# Raw data
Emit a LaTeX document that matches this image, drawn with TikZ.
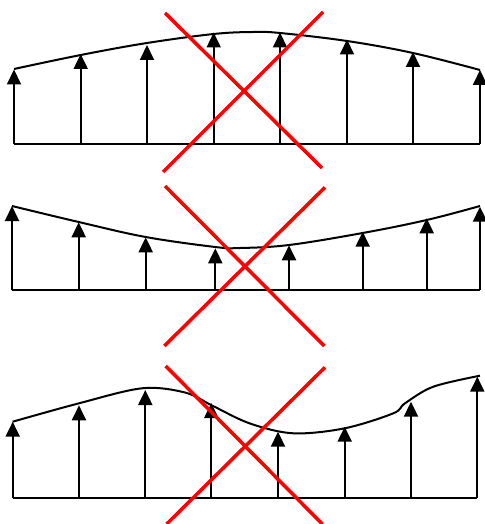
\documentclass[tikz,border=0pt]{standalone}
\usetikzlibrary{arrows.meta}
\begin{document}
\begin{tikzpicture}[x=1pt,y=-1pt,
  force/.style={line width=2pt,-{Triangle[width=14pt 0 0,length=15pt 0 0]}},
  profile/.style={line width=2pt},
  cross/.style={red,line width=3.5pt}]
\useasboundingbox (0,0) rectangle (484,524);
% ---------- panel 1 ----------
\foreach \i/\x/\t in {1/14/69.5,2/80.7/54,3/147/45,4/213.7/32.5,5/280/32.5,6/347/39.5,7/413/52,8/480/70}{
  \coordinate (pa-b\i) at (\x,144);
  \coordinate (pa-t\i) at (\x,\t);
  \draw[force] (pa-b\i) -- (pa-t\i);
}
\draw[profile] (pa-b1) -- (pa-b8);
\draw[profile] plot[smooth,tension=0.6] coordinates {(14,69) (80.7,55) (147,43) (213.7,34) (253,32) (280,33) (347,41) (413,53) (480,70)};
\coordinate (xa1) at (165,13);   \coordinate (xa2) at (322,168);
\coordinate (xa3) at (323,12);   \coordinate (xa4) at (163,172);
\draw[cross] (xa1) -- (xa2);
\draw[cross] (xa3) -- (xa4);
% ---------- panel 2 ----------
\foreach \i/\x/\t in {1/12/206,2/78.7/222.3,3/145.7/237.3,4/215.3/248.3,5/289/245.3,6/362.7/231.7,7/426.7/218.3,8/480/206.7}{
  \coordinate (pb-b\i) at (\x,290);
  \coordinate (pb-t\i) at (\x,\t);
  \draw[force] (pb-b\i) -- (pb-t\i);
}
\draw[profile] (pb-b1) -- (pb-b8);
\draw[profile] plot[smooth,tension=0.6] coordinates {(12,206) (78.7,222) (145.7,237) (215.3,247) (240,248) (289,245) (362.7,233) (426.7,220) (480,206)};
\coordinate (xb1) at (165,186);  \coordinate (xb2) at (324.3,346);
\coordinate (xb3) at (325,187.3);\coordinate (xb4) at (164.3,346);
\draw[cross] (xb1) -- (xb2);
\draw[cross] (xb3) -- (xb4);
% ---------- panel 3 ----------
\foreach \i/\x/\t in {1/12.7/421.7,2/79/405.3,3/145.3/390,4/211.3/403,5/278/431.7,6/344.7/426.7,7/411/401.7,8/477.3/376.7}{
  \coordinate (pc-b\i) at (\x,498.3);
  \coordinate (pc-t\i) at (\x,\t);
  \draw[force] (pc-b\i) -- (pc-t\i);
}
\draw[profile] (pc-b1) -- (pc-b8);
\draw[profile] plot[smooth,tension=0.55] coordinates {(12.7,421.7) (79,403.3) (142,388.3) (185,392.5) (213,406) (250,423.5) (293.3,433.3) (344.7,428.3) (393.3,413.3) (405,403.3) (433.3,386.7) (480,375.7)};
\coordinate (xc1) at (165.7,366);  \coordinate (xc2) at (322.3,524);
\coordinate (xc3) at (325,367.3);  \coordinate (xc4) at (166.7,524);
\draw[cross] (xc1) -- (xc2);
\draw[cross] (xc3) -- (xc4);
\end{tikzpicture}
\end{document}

# Brief
Using the material above, set down every line exactly, but skip the pictures.

# Solution to the exercise
Emit a LaTeX document that matches this image, drawn with TikZ.
\documentclass[tikz,border=0pt]{standalone}
\usetikzlibrary{arrows.meta}
\begin{document}
\begin{tikzpicture}[x=1pt,y=-1pt,
  force/.style={line width=2pt,-{Triangle[width=14pt 0 0,length=15pt 0 0]}},
  profile/.style={line width=2pt},
  cross/.style={red,line width=3.5pt}]
\useasboundingbox (0,0) rectangle (484,524);
% ---------- panel 1 ----------
\foreach \i/\x/\t in {1/14/69.5,2/80.7/54,3/147/45,4/213.7/32.5,5/280/32.5,6/347/39.5,7/413/52,8/480/70}{
  \coordinate (pa-b\i) at (\x,144);
  \coordinate (pa-t\i) at (\x,\t);
  \draw[force] (pa-b\i) -- (pa-t\i);
}
\draw[profile] (pa-b1) -- (pa-b8);
\draw[profile] plot[smooth,tension=0.6] coordinates {(14,69) (80.7,55) (147,43) (213.7,34) (253,32) (280,33) (347,41) (413,53) (480,70)};
\coordinate (xa1) at (165,13);   \coordinate (xa2) at (322,168);
\coordinate (xa3) at (323,12);   \coordinate (xa4) at (163,172);
\draw[cross] (xa1) -- (xa2);
\draw[cross] (xa3) -- (xa4);
% ---------- panel 2 ----------
\foreach \i/\x/\t in {1/12/206,2/78.7/222.3,3/145.7/237.3,4/215.3/248.3,5/289/245.3,6/362.7/231.7,7/426.7/218.3,8/480/206.7}{
  \coordinate (pb-b\i) at (\x,290);
  \coordinate (pb-t\i) at (\x,\t);
  \draw[force] (pb-b\i) -- (pb-t\i);
}
\draw[profile] (pb-b1) -- (pb-b8);
\draw[profile] plot[smooth,tension=0.6] coordinates {(12,206) (78.7,222) (145.7,237) (215.3,247) (240,248) (289,245) (362.7,233) (426.7,220) (480,206)};
\coordinate (xb1) at (165,186);  \coordinate (xb2) at (324.3,346);
\coordinate (xb3) at (325,187.3);\coordinate (xb4) at (164.3,346);
\draw[cross] (xb1) -- (xb2);
\draw[cross] (xb3) -- (xb4);
% ---------- panel 3 ----------
\foreach \i/\x/\t in {1/12.7/421.7,2/79/405.3,3/145.3/390,4/211.3/403,5/278/431.7,6/344.7/426.7,7/411/401.7,8/477.3/376.7}{
  \coordinate (pc-b\i) at (\x,498.3);
  \coordinate (pc-t\i) at (\x,\t);
  \draw[force] (pc-b\i) -- (pc-t\i);
}
\draw[profile] (pc-b1) -- (pc-b8);
\draw[profile] plot[smooth,tension=0.55] coordinates {(12.7,421.7) (79,403.3) (142,388.3) (185,392.5) (213,406) (250,423.5) (293.3,433.3) (344.7,428.3) (393.3,413.3) (405,403.3) (433.3,386.7) (480,375.7)};
\coordinate (xc1) at (165.7,366);  \coordinate (xc2) at (322.3,524);
\coordinate (xc3) at (325,367.3);  \coordinate (xc4) at (166.7,524);
\draw[cross] (xc1) -- (xc2);
\draw[cross] (xc3) -- (xc4);
\end{tikzpicture}
\end{document}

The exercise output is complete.